After being hit from behind by a blitzing linebacker, Cottonwood quarterback Cooper Bateman watched helplessly as his pass fluttered into a strong wind Monday afternoon.
Somehow, the football traveled just far enough, slowly floating into the hands of the Colts' Sione Moli, who rumbled into the end zone.
Anyone who's followed Cottonwood's travails of the past five months could only glance skyward and wonder what took so long for the Colts to catch a break.
Bateman himself shook his head later, pondering the turn of events. "Everything we've gone through everything," he said. "Something went our way today, so that was kind of weird."
So was the idea that the most celebrated recruit in Utah prep football history could have his senior season end short of the 16-team playoffs in Class 5A, following a sequence of two halves against two opponents. As it was, Cottonwood delivered its most complete performance of the season in 24 minutes.
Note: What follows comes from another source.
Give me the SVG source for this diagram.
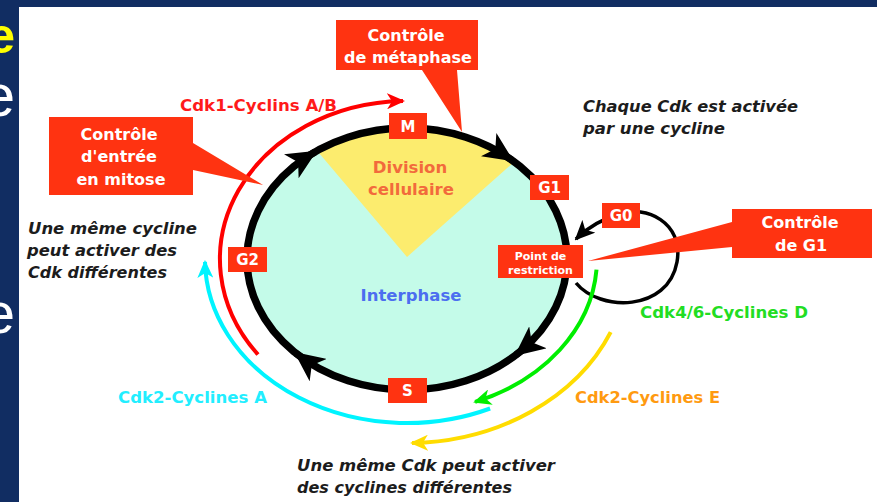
<svg xmlns="http://www.w3.org/2000/svg" width="877" height="502" viewBox="0 0 877 502">
<style>
.rd{fill:#ff3311}
.wt{fill:#fff;font-family:"DejaVu Sans",sans-serif;font-weight:bold;text-anchor:middle}
.cw{font-size:16px}
.lab{font-family:"DejaVu Sans",sans-serif;font-weight:bold;font-size:16.5px}
.it{font-family:"DejaVu Sans",sans-serif;font-weight:bold;font-style:italic;font-size:16px;fill:#1c1c1c}
.arc{fill:none;stroke-width:4}
</style>
<defs>
<marker id="mk" viewBox="0 0 30 28" refX="28" refY="14" markerWidth="30" markerHeight="28" markerUnits="userSpaceOnUse" orient="auto"><path d="M0,0 L30,14 L0,28 L8,14 Z" fill="#000"/></marker>
<marker id="mk0" viewBox="0 0 20 18" refX="18" refY="9" markerWidth="20" markerHeight="18" markerUnits="userSpaceOnUse" orient="auto"><path d="M0,0 L20,9 L0,18 L5,9 Z" fill="#000"/></marker>
<marker id="mr" viewBox="0 0 18 16" refX="16" refY="8" markerWidth="18" markerHeight="16" markerUnits="userSpaceOnUse" orient="auto"><path d="M0,0 L18,8 L0,16 L5,8 Z" fill="#ff0000"/></marker>
<marker id="mc" viewBox="0 0 18 16" refX="16" refY="8" markerWidth="18" markerHeight="16" markerUnits="userSpaceOnUse" orient="auto"><path d="M0,0 L18,8 L0,16 L5,8 Z" fill="#00f4ff"/></marker>
<marker id="mg" viewBox="0 0 18 16" refX="16" refY="8" markerWidth="18" markerHeight="16" markerUnits="userSpaceOnUse" orient="auto"><path d="M0,0 L18,8 L0,16 L5,8 Z" fill="#00ee00"/></marker>
<marker id="my" viewBox="0 0 18 16" refX="16" refY="8" markerWidth="18" markerHeight="16" markerUnits="userSpaceOnUse" orient="auto"><path d="M0,0 L18,8 L0,16 L5,8 Z" fill="#ffdc00"/></marker>
</defs>

<rect width="877" height="502" fill="#112d62"/>
<rect x="19" y="7" width="858" height="495" fill="#ffffff"/>
<g id="slide-edge" font-family="'Liberation Sans',sans-serif" text-anchor="end">
<text x="15" y="53" font-size="50" font-weight="bold" fill="#ffff00">e</text>
<text x="15" y="116" font-size="60" fill="#ffffff">e</text>
<text x="15" y="333" font-size="58" fill="#ffffff">e</text>
</g>

<g id="cycle">
<ellipse cx="407" cy="259" rx="160" ry="131" fill="#c4fbe9"/>
<path d="M407,257 L317.1,150.7 A160,131 0 0,1 514.3,161.8 Z" fill="#fcec6e"/>
<ellipse cx="407" cy="259" rx="160" ry="131" fill="none" stroke="#000" stroke-width="7.5"/>
<text class="lab" x="410" y="173" text-anchor="middle" font-size="17" fill="#f26a3c">Division</text>
<text class="lab" x="411" y="195" text-anchor="middle" font-size="17" fill="#f26a3c">cellulaire</text>
<text class="lab" x="411" y="301" text-anchor="middle" font-size="17.5" fill="#4c6ef0">Interphase</text>
</g>

<g id="connectors">
<path d="M308.5,155.8 L315.2,151.7" stroke="#000" stroke-width="7" marker-end="url(#mk)"/>
<path d="M505.5,155.8 L512,160.1" stroke="#000" stroke-width="7" marker-end="url(#mk)"/>
<path d="M522.1,350 L516.1,354.8" stroke="#000" stroke-width="7" marker-end="url(#mk)"/>
<path d="M302,357.9 L295.8,353.2" stroke="#000" stroke-width="7" marker-end="url(#mk)"/>
<path d="M576,283 C600,312 668,312 677,262 C684,222 645,205 620,214 C602,219 587,228 576,239" fill="none" stroke="#000" stroke-width="3.5" marker-end="url(#mk0)"/>
<path class="arc" d="M258,354.5 A187,158 0 0,1 403,101" stroke="#ff0000" stroke-width="3.5" marker-end="url(#mr)"/>
<path class="arc" d="M490.1,408.5 A202,164 0 0,1 205,261.9" stroke="#00f4ff" marker-end="url(#mc)"/>
<path class="arc" d="M596.5,269.7 A190,153 0 0,1 475.1,401.8" stroke="#00ee00" marker-end="url(#mg)"/>
<path class="arc" d="M610.7,332.1 A222,184 0 0,1 412,443" stroke="#ffdc00" marker-end="url(#my)"/>
</g>

<g id="callout-mitose">
<path class="rd" d="M49,117 H193 V143 L263,185 L193,170 V195 H49 Z"/>
<text class="wt cw" x="119" y="140">Contrôle</text>
<text class="wt cw" x="119" y="162">d'entrée</text>
<text class="wt cw" x="121" y="185">en mitose</text>
</g>
<g id="callout-metaphase">
<path class="rd" d="M336,20 H478 V70 H457 L462,132 L422,70 H336 Z"/>
<text class="wt cw" x="406" y="41">Contrôle</text>
<text class="wt cw" x="408" y="63">de métaphase</text>
</g>
<g id="callout-g1">
<path class="rd" d="M732,209 H872 V258 H732 V247 L588,261 L732,222 Z"/>
<text class="wt cw" x="800" y="228">Contrôle</text>
<text class="wt cw" x="801" y="251">de G1</text>
</g>

<g id="phase-M"><rect class="rd" x="389" y="113" width="38" height="26"/><text class="wt" x="408" y="132" font-size="15">M</text></g>
<g id="phase-G1"><rect class="rd" x="530" y="175" width="39" height="25"/><text class="wt" x="549.5" y="193" font-size="15">G1</text></g>
<g id="phase-G0"><rect class="rd" x="602" y="203" width="38" height="25"/><text class="wt" x="621" y="221" font-size="15">G0</text></g>
<g id="phase-G2"><rect class="rd" x="228" y="247" width="39" height="25"/><text class="wt" x="247.5" y="265" font-size="15">G2</text></g>
<g id="phase-S"><rect class="rd" x="388" y="378" width="39" height="25"/><text class="wt" x="407.5" y="396" font-size="15">S</text></g>
<g id="restriction"><rect class="rd" x="498" y="245" width="85" height="33"/><text class="wt" x="540.5" y="260" font-size="11">Point de</text><text class="wt" x="540.5" y="274" font-size="11">restriction</text></g>

<g id="labels">
<text class="lab" x="180" y="111" fill="#ff1a1a" textLength="157" lengthAdjust="spacingAndGlyphs">Cdk1-Cyclins A/B</text>
<text class="lab" x="640" y="318" fill="#22dd22" textLength="168" lengthAdjust="spacingAndGlyphs">Cdk4/6-Cyclines D</text>
<text class="lab" x="575" y="403" fill="#ff9a10" textLength="145" lengthAdjust="spacingAndGlyphs">Cdk2-Cyclines E</text>
<text class="lab" x="118" y="403" fill="#22eeff" textLength="149" lengthAdjust="spacingAndGlyphs">Cdk2-Cyclines A</text>
<text class="it" x="583" y="112" textLength="215" lengthAdjust="spacingAndGlyphs">Chaque Cdk est activée</text>
<text class="it" x="583" y="134" textLength="142" lengthAdjust="spacingAndGlyphs">par une cycline</text>
<text class="it" x="28" y="234" textLength="169" lengthAdjust="spacingAndGlyphs">Une même cycline</text>
<text class="it" x="27" y="256" textLength="150" lengthAdjust="spacingAndGlyphs">peut activer des</text>
<text class="it" x="28" y="278" textLength="139" lengthAdjust="spacingAndGlyphs">Cdk différentes</text>
<text class="it" x="297" y="471" textLength="258" lengthAdjust="spacingAndGlyphs">Une même Cdk peut activer</text>
<text class="it" x="297" y="493" textLength="215" lengthAdjust="spacingAndGlyphs">des cyclines différentes</text>
</g>
</svg>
The Colts' 20-0 defeat of Brighton in the tiebreaking contest (Brighton followed with a 14-7 win over West Jordan) sent them into the tournament as Region 3's No. 3 seed, facing Bingham in the first round. Monday's format created the unusual scene of the losing team taking a knee in the final minute, just to preserve its energy for the next opponent.
Bateman completed 6 of 13 passes factoring in some drops and throwaways under pressure for 124 yards and two touchdowns, besides running for a 5-yard score as the Colts suddenly looked dominant.
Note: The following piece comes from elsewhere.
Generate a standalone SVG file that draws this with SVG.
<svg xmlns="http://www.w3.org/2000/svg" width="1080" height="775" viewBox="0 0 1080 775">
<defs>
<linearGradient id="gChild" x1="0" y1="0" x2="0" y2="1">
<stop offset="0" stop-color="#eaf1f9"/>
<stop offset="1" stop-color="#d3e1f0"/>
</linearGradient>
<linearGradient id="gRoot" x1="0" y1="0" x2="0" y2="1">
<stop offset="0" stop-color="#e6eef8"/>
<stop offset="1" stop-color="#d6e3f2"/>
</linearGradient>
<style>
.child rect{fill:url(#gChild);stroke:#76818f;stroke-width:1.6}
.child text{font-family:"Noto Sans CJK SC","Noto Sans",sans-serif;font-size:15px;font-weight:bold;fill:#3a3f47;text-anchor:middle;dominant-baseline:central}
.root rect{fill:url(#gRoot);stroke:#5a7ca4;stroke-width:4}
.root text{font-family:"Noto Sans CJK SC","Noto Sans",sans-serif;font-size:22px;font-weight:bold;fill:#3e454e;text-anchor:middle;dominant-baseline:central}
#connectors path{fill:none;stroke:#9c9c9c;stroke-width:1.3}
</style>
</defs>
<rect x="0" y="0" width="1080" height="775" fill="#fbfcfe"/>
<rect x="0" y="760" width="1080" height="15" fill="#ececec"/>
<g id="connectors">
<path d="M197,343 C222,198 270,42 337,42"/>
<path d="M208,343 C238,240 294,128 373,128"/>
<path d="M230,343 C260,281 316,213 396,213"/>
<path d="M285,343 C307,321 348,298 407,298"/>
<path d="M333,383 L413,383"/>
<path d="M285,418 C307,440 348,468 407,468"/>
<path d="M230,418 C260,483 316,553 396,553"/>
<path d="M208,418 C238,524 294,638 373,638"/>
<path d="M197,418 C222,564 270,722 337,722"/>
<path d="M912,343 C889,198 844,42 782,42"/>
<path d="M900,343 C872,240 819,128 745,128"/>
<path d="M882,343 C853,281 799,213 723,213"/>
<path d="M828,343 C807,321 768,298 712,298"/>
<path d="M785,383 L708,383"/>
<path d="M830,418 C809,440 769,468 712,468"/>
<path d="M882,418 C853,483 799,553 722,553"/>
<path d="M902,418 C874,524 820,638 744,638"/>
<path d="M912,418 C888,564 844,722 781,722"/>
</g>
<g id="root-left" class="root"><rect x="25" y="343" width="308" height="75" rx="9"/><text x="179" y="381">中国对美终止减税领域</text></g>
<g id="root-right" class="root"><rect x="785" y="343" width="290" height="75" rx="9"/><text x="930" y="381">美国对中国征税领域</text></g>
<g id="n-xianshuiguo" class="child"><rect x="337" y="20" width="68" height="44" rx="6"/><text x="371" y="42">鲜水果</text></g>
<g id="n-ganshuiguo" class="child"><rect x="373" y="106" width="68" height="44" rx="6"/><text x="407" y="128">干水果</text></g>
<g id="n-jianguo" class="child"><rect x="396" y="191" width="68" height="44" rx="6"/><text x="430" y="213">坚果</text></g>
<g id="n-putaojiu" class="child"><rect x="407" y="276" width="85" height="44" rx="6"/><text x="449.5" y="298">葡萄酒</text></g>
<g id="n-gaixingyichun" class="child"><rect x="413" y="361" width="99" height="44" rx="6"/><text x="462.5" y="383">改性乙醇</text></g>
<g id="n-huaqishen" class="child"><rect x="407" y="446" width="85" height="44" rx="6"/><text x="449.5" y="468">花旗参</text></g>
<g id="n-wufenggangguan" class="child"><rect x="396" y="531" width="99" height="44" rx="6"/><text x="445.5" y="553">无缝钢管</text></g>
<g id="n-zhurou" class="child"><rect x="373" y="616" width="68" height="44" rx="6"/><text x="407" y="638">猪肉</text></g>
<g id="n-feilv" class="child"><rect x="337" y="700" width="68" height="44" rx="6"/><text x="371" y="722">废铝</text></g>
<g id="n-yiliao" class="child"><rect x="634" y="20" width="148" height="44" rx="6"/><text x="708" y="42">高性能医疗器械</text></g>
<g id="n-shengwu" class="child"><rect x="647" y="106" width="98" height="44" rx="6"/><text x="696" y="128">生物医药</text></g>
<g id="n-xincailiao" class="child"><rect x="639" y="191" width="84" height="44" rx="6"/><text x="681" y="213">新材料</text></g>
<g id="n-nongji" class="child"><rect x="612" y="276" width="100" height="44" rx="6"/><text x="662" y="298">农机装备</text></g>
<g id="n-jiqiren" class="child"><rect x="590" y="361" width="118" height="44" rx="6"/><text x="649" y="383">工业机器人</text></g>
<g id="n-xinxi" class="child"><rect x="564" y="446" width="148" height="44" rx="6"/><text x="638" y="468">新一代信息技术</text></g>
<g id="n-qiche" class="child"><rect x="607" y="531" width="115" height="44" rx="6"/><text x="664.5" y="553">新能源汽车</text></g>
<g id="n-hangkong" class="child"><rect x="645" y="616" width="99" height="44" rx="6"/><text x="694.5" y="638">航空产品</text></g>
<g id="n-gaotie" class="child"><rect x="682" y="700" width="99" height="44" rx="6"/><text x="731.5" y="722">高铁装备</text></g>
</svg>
"This is kind of what we expected," coach Greg Croshaw said. "It's sure nice to see it now."
Until Monday, nothing went quite the way anyone would have scripted Bateman's senior year. Soon after he committed to Alabama in mid-May, everything seemingly crumbled around him.
Cottonwood coach Josh Lyman and an assistant coach resigned in the wake of separate off-field allegations, and offensive line coach Michael Gallegos died in an auto accident. Then came the news that offensive coordinator Scott Cate would not be involved anymore, due to a Granite School District policy restricting boosters from coaching.
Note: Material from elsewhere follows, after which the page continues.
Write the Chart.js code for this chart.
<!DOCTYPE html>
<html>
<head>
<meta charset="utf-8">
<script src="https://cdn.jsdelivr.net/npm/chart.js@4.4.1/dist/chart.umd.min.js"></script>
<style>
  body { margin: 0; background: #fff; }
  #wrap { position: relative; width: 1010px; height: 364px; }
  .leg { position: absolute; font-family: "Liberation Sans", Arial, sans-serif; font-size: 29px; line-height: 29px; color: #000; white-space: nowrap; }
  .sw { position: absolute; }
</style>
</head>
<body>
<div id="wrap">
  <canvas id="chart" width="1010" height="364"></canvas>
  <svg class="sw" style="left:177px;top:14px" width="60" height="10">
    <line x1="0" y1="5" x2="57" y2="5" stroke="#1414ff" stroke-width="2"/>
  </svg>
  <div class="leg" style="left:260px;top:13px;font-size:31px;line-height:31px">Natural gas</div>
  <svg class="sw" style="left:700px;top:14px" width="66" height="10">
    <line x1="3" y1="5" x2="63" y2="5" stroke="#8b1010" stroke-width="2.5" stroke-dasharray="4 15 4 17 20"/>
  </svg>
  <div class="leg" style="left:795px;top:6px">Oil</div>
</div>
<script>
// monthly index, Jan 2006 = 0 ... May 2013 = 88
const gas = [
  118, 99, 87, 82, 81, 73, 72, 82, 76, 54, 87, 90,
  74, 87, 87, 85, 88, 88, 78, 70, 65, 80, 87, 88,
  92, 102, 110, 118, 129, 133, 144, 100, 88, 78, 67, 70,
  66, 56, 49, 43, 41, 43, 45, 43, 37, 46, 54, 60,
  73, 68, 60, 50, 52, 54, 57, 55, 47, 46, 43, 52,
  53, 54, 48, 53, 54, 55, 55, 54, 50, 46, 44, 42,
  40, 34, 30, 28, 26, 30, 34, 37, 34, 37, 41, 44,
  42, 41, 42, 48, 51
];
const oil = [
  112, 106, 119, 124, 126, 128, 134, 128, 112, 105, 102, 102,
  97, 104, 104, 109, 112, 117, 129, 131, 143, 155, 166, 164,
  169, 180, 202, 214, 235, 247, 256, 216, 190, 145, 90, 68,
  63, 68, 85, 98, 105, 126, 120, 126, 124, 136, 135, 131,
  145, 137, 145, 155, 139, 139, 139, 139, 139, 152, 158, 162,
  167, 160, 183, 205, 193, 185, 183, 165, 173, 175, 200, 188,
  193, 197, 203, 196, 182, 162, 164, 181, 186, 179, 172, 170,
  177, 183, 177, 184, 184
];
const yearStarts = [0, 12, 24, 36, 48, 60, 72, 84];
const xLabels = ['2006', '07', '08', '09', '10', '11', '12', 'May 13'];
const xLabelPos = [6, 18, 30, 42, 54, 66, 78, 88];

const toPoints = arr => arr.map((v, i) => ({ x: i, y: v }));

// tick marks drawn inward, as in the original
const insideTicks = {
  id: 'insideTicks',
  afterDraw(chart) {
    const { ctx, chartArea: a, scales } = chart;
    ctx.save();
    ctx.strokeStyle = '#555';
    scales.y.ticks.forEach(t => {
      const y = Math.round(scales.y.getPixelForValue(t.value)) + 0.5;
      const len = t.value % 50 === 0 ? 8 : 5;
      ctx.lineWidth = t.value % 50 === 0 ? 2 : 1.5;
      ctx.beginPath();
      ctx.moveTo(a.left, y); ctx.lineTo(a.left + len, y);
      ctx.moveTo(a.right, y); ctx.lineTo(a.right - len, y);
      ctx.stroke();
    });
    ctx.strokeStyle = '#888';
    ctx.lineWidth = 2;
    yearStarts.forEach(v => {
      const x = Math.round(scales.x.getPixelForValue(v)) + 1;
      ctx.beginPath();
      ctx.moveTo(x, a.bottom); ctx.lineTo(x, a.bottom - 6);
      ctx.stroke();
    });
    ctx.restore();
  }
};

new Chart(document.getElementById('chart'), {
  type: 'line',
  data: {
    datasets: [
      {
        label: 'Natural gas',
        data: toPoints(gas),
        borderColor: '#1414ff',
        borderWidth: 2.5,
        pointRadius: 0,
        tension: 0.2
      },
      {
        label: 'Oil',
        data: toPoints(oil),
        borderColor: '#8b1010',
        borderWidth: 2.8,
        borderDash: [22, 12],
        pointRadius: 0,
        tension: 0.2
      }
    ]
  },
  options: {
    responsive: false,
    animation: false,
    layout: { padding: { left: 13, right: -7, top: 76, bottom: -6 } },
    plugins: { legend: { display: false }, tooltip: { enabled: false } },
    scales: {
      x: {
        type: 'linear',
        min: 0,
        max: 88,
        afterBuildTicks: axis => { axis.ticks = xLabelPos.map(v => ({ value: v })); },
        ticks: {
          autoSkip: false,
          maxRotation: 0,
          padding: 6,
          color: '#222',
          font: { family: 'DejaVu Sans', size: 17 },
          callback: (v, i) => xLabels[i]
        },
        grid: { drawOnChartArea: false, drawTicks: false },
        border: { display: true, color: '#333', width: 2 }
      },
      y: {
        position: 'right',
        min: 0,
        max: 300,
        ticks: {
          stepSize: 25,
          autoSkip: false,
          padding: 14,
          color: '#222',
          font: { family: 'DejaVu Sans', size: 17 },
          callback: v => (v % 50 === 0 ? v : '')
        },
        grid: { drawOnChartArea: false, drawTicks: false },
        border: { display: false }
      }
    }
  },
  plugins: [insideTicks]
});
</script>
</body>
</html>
As Bateman said that day, "In this world, life's all about changes, and you have to battle through them."
Even so, he could not have known how difficult his senior season would become.
Croshaw tried to blend in smoothly as the Colts' fourth head coach in Bateman's four years, but all of the upheaval took a toll. So did injuries, weakening the support of the quarterback and making Croshaw fret that a disastrous season might change Alabama's mind.
But offensive coordinator Doug Nussmeier came to town and watched Bateman and the Colts keep up with No. 1 Jordan in a 35-33 loss in early October, and the relationship remains intact. The irony is Bateman's being poised to sign with the defending national champions and current No. 1 team after enduring a 2-7 regular season that ended with last week's 48-12 loss to Alta.
Asked what this year has been like for him, Bateman paused, managing to chuckle. "Of course, the record kind of speaks for itself," he said. "As a team, we've all had our ups and downs, but we've pushed through that and took our spot in the playoffs."
Croshaw, a longtime coach, marveled about how Bateman has handled everything. "He's the greatest; everything about him's first class," Croshaw said.
The Colts now have drawn a Bingham team that beat them 34-14 in September. Judging by the look of things Monday, though, Cottonwood still has something to say about when Bateman's prep career ends.